Friday, December 10, 2010

Winter 2010 in Cyprus began today

The seasons can change with surprising rapidity in Cyprus. This year, November was dry and warm - much more so than usual, and even at the start of December we were still seeing blue skies and daytime temperatures of 20-25C.

It was a little chillier at night, so just over a week ago I put our warmer, 9-tog duvet on the bed. A day or two later, Richard serviced our central heating and set it to go on morning and evening, for an hour or two, if the house was cool enough. But for the first couple of days, it didn't come on at all - the weather was still quite warm.

Yesterday I saw that we were due for quite a rainy spell, if predictions were to be trusted. I was expecting to see rain when I got up this morning, but it was still fine, albeit rather chillier than it has been.

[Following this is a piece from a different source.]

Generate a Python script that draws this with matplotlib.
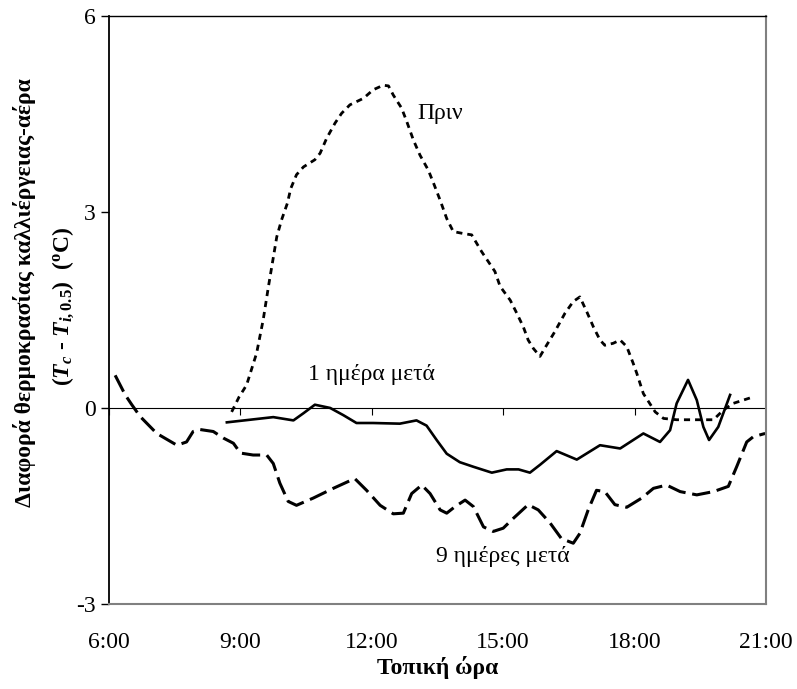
import numpy as np
import matplotlib
matplotlib.use('Agg')
import matplotlib.pyplot as plt

plt.rcParams['font.family'] = ['Liberation Serif', 'DejaVu Serif']
plt.rcParams['axes.unicode_minus'] = False
plt.rcParams['mathtext.fontset'] = 'custom'
plt.rcParams['mathtext.rm'] = 'Liberation Serif:bold'
plt.rcParams['mathtext.it'] = 'Liberation Serif:italic:bold'
plt.rcParams['mathtext.bf'] = 'Liberation Serif:bold'

# local time (hours) and temperature difference (oC)
before_h = [8.80, 8.97, 9.14, 9.37, 9.52, 9.64, 9.71, 9.83, 9.94, 10.07, 10.15, 10.28, 10.44, 10.70,
            10.82, 10.97, 11.16, 11.31, 11.50, 11.81, 12.03, 12.26, 12.38, 12.49, 12.68, 12.80, 12.95,
            13.10, 13.29, 13.41, 13.56, 13.71, 13.86, 14.09, 14.28, 14.51, 14.81, 14.93, 15.16, 15.31,
            15.46, 15.57, 15.69, 15.84, 15.99, 16.18, 16.41, 16.60, 16.75, 16.91, 17.06, 17.21, 17.32,
            17.51, 17.67, 17.82, 17.97, 18.05, 18.20, 18.47, 18.66, 18.96, 19.34, 19.80, 20.03, 20.25,
            20.71]
before_v = [-0.06, 0.17, 0.35, 0.84, 1.35, 1.86, 2.14, 2.62, 2.88, 3.13, 3.36, 3.57, 3.69, 3.80,
            3.90, 4.13, 4.36, 4.51, 4.64, 4.74, 4.87, 4.94, 4.93, 4.79, 4.59, 4.38, 4.10,
            3.87, 3.64, 3.44, 3.18, 2.90, 2.70, 2.67, 2.65, 2.39, 2.09, 1.86, 1.65, 1.45,
            1.24, 1.04, 0.91, 0.79, 0.96, 1.17, 1.45, 1.63, 1.70, 1.47, 1.24, 1.04, 0.96,
            0.99, 1.04, 0.94, 0.68, 0.53, 0.22, -0.06, -0.16, -0.18, -0.18, -0.18, -0.03, 0.07,
            0.17]

day1_h = [8.69, 9.22, 9.75, 10.21, 10.44, 10.70, 11.05, 11.35, 11.65, 12.03, 12.64, 13.02, 13.25,
          13.48, 13.71, 14.01, 14.32, 14.74, 15.08, 15.35, 15.61, 15.84, 16.22, 16.68, 17.21, 17.67,
          18.20, 18.58, 18.81, 18.96, 19.22, 19.42, 19.57, 19.70, 19.91, 20.18]
day1_v = [-0.22, -0.18, -0.14, -0.19, -0.08, 0.05, 0.0, -0.11, -0.23, -0.23, -0.24, -0.19, -0.27,
          -0.49, -0.70, -0.83, -0.90, -0.99, -0.94, -0.94, -0.99, -0.87, -0.66, -0.79, -0.57, -0.62,
          -0.39, -0.52, -0.34, 0.07, 0.43, 0.12, -0.29, -0.49, -0.29, 0.20]

day9_h = [6.14, 6.37, 6.52, 6.71, 7.09, 7.55, 7.77, 7.92, 8.08, 8.38, 8.61, 8.84, 9.0, 9.29, 9.6,
          9.75, 9.90, 10.09, 10.28, 10.66, 11.12, 11.61, 11.88, 12.19, 12.49, 12.72, 12.91, 13.14,
          13.33, 13.56, 13.71, 13.90, 14.13, 14.32, 14.55, 14.77, 15.0, 15.23, 15.57, 15.80, 16.07,
          16.33, 16.60, 16.75, 16.94, 17.13, 17.32, 17.55, 17.82, 18.16, 18.43, 18.73, 19.04, 19.42,
          19.80, 20.14, 20.33, 20.56, 20.71, 20.98]
day9_v = [0.50, 0.20, 0.05, -0.13, -0.39, -0.57, -0.52, -0.36, -0.33, -0.36, -0.46, -0.54, -0.69,
          -0.72, -0.72, -0.85, -1.15, -1.43, -1.49, -1.38, -1.23, -1.08, -1.26, -1.49, -1.62, -1.61,
          -1.31, -1.18, -1.31, -1.56, -1.61, -1.51, -1.41, -1.51, -1.82, -1.89, -1.84, -1.69, -1.48,
          -1.56, -1.76, -2.0, -2.07, -1.92, -1.56, -1.26, -1.28, -1.48, -1.52, -1.38, -1.23, -1.18,
          -1.28, -1.33, -1.28, -1.20, -0.90, -0.52, -0.44, -0.39]

hour_ticks = [6, 9, 12, 15, 18, 21]
hour_labels = ['%d:00' % h for h in hour_ticks]
y_ticks = [-3, 0, 3, 6]

fig = plt.figure(figsize=(7.97, 6.89), dpi=100)
ax = fig.add_axes([0.1368, 0.1234, 0.8243, 0.8534])

ax.plot(before_h, before_v, color='black', lw=2.0, dashes=(2.2, 1.8))
ax.plot(day1_h, day1_v, color='black', lw=1.9)
ax.plot(day9_h, day9_v, color='black', lw=2.2, dashes=(6, 2.2))

# horizontal axis crossing at zero, with its tick marks
ax.axhline(0, color='black', lw=0.8, zorder=1)
ax.plot(hour_ticks, np.zeros(len(hour_ticks)), ls='none', marker=3, ms=5,
        mec='black', mew=0.8, zorder=1)

ax.set_xlim(6, 21)
ax.set_ylim(-3, 6)
ax.set_xticks(hour_ticks)
ax.set_xticklabels(hour_labels)
ax.set_yticks(y_ticks)
ax.tick_params(axis='x', length=0, labelsize=17, pad=20)
ax.tick_params(axis='y', length=5.5, width=1.0, direction='out', labelsize=17, pad=4)

for side in ['right', 'bottom']:
    ax.spines[side].set_color('#808080')
    ax.spines[side].set_linewidth(1.5)
ax.spines['top'].set_color('black')
ax.spines['top'].set_linewidth(1.0)
ax.spines['left'].set_color('black')
ax.spines['left'].set_linewidth(1.3)

ax.text(13.55, 4.5, 'Πριν', fontsize=17, ha='center', va='center')
ax.text(12.0, 0.52, '1 ημέρα μετά', fontsize=17, ha='center', va='center')
ax.text(15.0, -2.27, '9 ημέρες μετά', fontsize=17, ha='center', va='center')

ax.set_xlabel('Τοπική ώρα', fontsize=17, fontweight='bold', labelpad=2)

fig.text(25 / 797, 1 - 293 / 689, 'Διαφορά θερμοκρασίας καλλιέργειας-αέρα', rotation=90,
         fontsize=17, fontweight='bold', ha='center', va='center')
fig.text(63 / 797, 1 - 306 / 689, r'($T_c$ - $T_{i,0.5})$  ($^{\rm o}$C)', rotation=90,
         fontsize=17, fontweight='bold', ha='center', va='center')

fig.savefig('out.png', dpi=100)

By mid-morning, the sky was grey and cloudy, with thunder rumbling around:


There were a few spots of rain - sufficient that the road did look damp, but nothing major.

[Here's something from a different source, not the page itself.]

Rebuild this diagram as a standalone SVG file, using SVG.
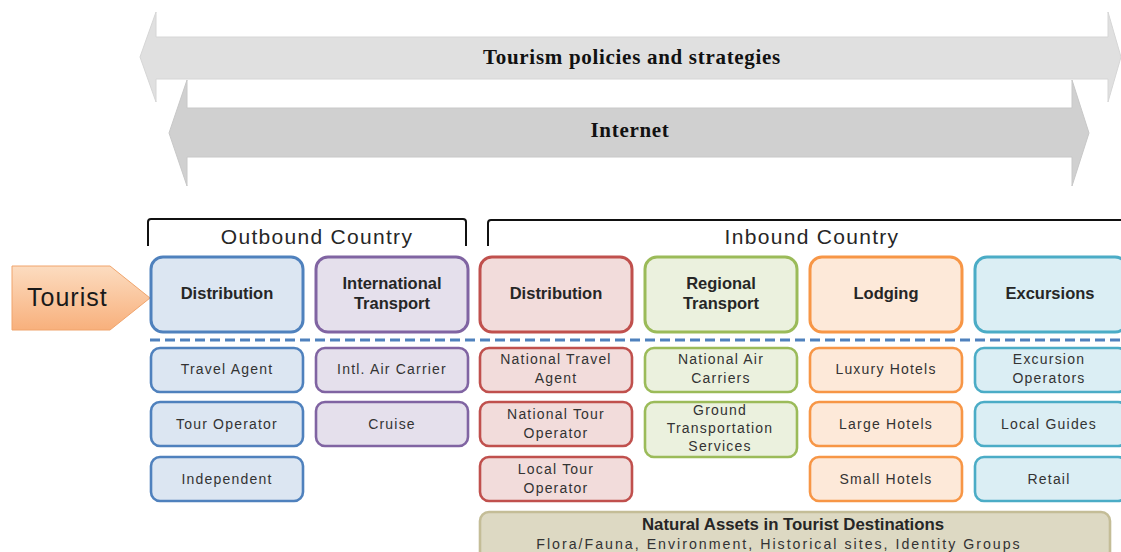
<svg xmlns="http://www.w3.org/2000/svg" width="1121" height="552" viewBox="0 0 1121 552">
<defs>
<linearGradient id="gTourist" x1="0" y1="0" x2="0" y2="1">
<stop offset="0" stop-color="#fcdcc0"/>
<stop offset="1" stop-color="#f8b07c"/>
</linearGradient>
<style>
.banner{font-family:"Liberation Serif",serif;font-weight:bold;font-size:21px;letter-spacing:0.7px;fill:#111;text-anchor:middle}
.country{font-family:"Liberation Sans",sans-serif;font-size:21px;letter-spacing:1.3px;fill:#262626;text-anchor:middle}
.head{font-family:"Liberation Sans",sans-serif;font-weight:bold;font-size:16.5px;fill:#262626;text-anchor:middle}
.sub{font-family:"Liberation Sans",sans-serif;font-size:14px;letter-spacing:1.2px;fill:#333;text-anchor:middle}
.bracket{fill:none;stroke:#111;stroke-width:2}
.h{stroke-width:3}
.s{stroke-width:2.6}
.blue{fill:#dce6f2;stroke:#4f81bd}
.purple{fill:#e5e0ec;stroke:#8064a2}
.red{fill:#f2dcdb;stroke:#c0504d}
.green{fill:#ebf1de;stroke:#9bbb59}
.orange{fill:#fde9d9;stroke:#f79646}
.teal{fill:#dbeef4;stroke:#4bacc6}
</style>
</defs>

<g id="policies">
<polygon points="140,57 156,12 156,37 1108,37 1108,12 1121,57 1108,102 1108,79 156,79 156,102" fill="#e0e0e0" stroke="#d6d6d6" stroke-width="1"/>
<text class="banner" x="632" y="64">Tourism policies and strategies</text>
</g>
<g id="internet">
<polygon points="169,133 187,80 187,108 1072,108 1072,80 1089,133 1072,186 1072,157 187,157 187,186" fill="#d0d0d0" stroke="#c8c8c8" stroke-width="1"/>
<text class="banner" x="630" y="137">Internet</text>
</g>

<g id="outbound-label">
<path class="bracket" d="M148,246 V222 Q148,219 151,219 H463 Q466,219 466,222 V246"/>
<text class="country" x="317" y="244">Outbound Country</text>
</g>
<g id="inbound-label">
<path class="bracket" d="M488,246 V223 Q488,220 491,220 H1125"/>
<text class="country" x="812" y="244">Inbound Country</text>
</g>

<g id="tourist">
<polygon points="12,266 110,266 150,298 110,330 12,330" fill="url(#gTourist)" stroke="#f0a46c" stroke-width="1"/>
<text x="27" y="306" font-family="Liberation Sans, sans-serif" font-size="25" letter-spacing="1" fill="#1a1a1a">Tourist</text>
</g>

<g id="h-out-dist"><rect class="h blue" x="151" y="257" width="152" height="75" rx="12"/><text class="head" x="227" y="299">Distribution</text></g>
<g id="h-intl"><rect class="h purple" x="316" y="257" width="152" height="75" rx="12"/><text class="head" x="392" y="289">International</text><text class="head" x="392" y="309">Transport</text></g>
<g id="h-in-dist"><rect class="h red" x="480" y="257" width="152" height="75" rx="12"/><text class="head" x="556" y="299">Distribution</text></g>
<g id="h-regional"><rect class="h green" x="645" y="257" width="152" height="75" rx="12"/><text class="head" x="721" y="289">Regional</text><text class="head" x="721" y="309">Transport</text></g>
<g id="h-lodging"><rect class="h orange" x="810" y="257" width="152" height="75" rx="12"/><text class="head" x="886" y="299">Lodging</text></g>
<g id="h-excursions"><rect class="h teal" x="975" y="257" width="152" height="75" rx="12"/><text class="head" x="1050" y="299">Excursions</text></g>

<g id="divider">
<line x1="150" y1="340" x2="1121" y2="340" stroke="#4f81bd" stroke-width="3" stroke-dasharray="10,5"/>
</g>

<g id="travel-agent"><rect class="s blue" x="151" y="348" width="152" height="44" rx="9"/><text class="sub" x="227" y="374">Travel Agent</text></g>
<g id="tour-operator"><rect class="s blue" x="151" y="402" width="152" height="44" rx="9"/><text class="sub" x="227" y="429">Tour Operator</text></g>
<g id="independent"><rect class="s blue" x="151" y="457" width="152" height="44" rx="9"/><text class="sub" x="227" y="484">Independent</text></g>

<g id="intl-air"><rect class="s purple" x="316" y="348" width="152" height="44" rx="9"/><text class="sub" x="392" y="374">Intl. Air Carrier</text></g>
<g id="cruise"><rect class="s purple" x="316" y="402" width="152" height="44" rx="9"/><text class="sub" x="392" y="429">Cruise</text></g>

<g id="nat-travel-agent"><rect class="s red" x="480" y="348" width="152" height="44" rx="9"/><text class="sub" x="556" y="364">National Travel</text><text class="sub" x="556" y="383">Agent</text></g>
<g id="nat-tour-operator"><rect class="s red" x="480" y="402" width="152" height="44" rx="9"/><text class="sub" x="556" y="419">National Tour</text><text class="sub" x="556" y="438">Operator</text></g>
<g id="local-tour-operator"><rect class="s red" x="480" y="457" width="152" height="44" rx="9"/><text class="sub" x="556" y="474">Local Tour</text><text class="sub" x="556" y="493">Operator</text></g>

<g id="nat-air"><rect class="s green" x="645" y="348" width="152" height="44" rx="9"/><text class="sub" x="721" y="364">National Air</text><text class="sub" x="721" y="383">Carriers</text></g>
<g id="ground"><rect class="s green" x="645" y="402" width="152" height="55" rx="9"/><text class="sub" x="720" y="415">Ground</text><text class="sub" x="720" y="433">Transportation</text><text class="sub" x="720" y="451">Services</text></g>

<g id="luxury"><rect class="s orange" x="810" y="348" width="152" height="44" rx="9"/><text class="sub" x="886" y="374">Luxury Hotels</text></g>
<g id="large"><rect class="s orange" x="810" y="402" width="152" height="44" rx="9"/><text class="sub" x="886" y="429">Large Hotels</text></g>
<g id="small"><rect class="s orange" x="810" y="457" width="152" height="44" rx="9"/><text class="sub" x="886" y="484">Small Hotels</text></g>

<g id="excursion-operators"><rect class="s teal" x="975" y="348" width="152" height="44" rx="9"/><text class="sub" x="1049" y="364">Excursion</text><text class="sub" x="1049" y="383">Operators</text></g>
<g id="local-guides"><rect class="s teal" x="975" y="402" width="152" height="44" rx="9"/><text class="sub" x="1049" y="429">Local Guides</text></g>
<g id="retail"><rect class="s teal" x="975" y="457" width="152" height="44" rx="9"/><text class="sub" x="1049" y="484">Retail</text></g>

<g id="natural-assets">
<rect x="480" y="512" width="630" height="60" rx="9" fill="#ddd9c3" stroke="#c4bd97" stroke-width="2.6"/>
<text class="head" x="793" y="530" style="font-size:16.8px">Natural Assets in Tourist Destinations</text>
<text class="sub" x="779" y="549" style="letter-spacing:2px;font-size:14.2px">Flora/Fauna, Environment, Historical sites, Identity Groups</text>
</g>
</svg>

Our gas man arrived for the first time since about March, to fill up our large outdoor gas barrel. He said he thought it would be colder this week, so people would start to use their central heating. He's very good about ensuring we have a good supply; if I'm not in to write him a cheque, he just leaves an invoice in our outside mailbox, which I can pay the next time he appears.

At lunchtime it rained rather harder. And felt distinctly colder. I don't think we've seen more than 18C today. An hour or so ago, I heard the heating spring into action, and felt some warmth in the radiators.

Winter, it seems, has now arrived. Just as the UK is seeing a thaw in its recent unexpected arctic spell.

And since I now know how to do screenshots on my Mac (the function key with shift-4 for a partial window) here's today's ten-day forecast from the weather site, which doesn't look too dissimilar from yesterdays.


It does say that the sun will be out again in ten days time, which is good news for people coming to Cyprus for Christmas. Assuming that it heralds the end of the rainy spell rather than being a single day's break.

1 comment:

Suzanne said...

It looks like there might be snow at Troodos....glad you are getting moisture. Have a great Christmas season.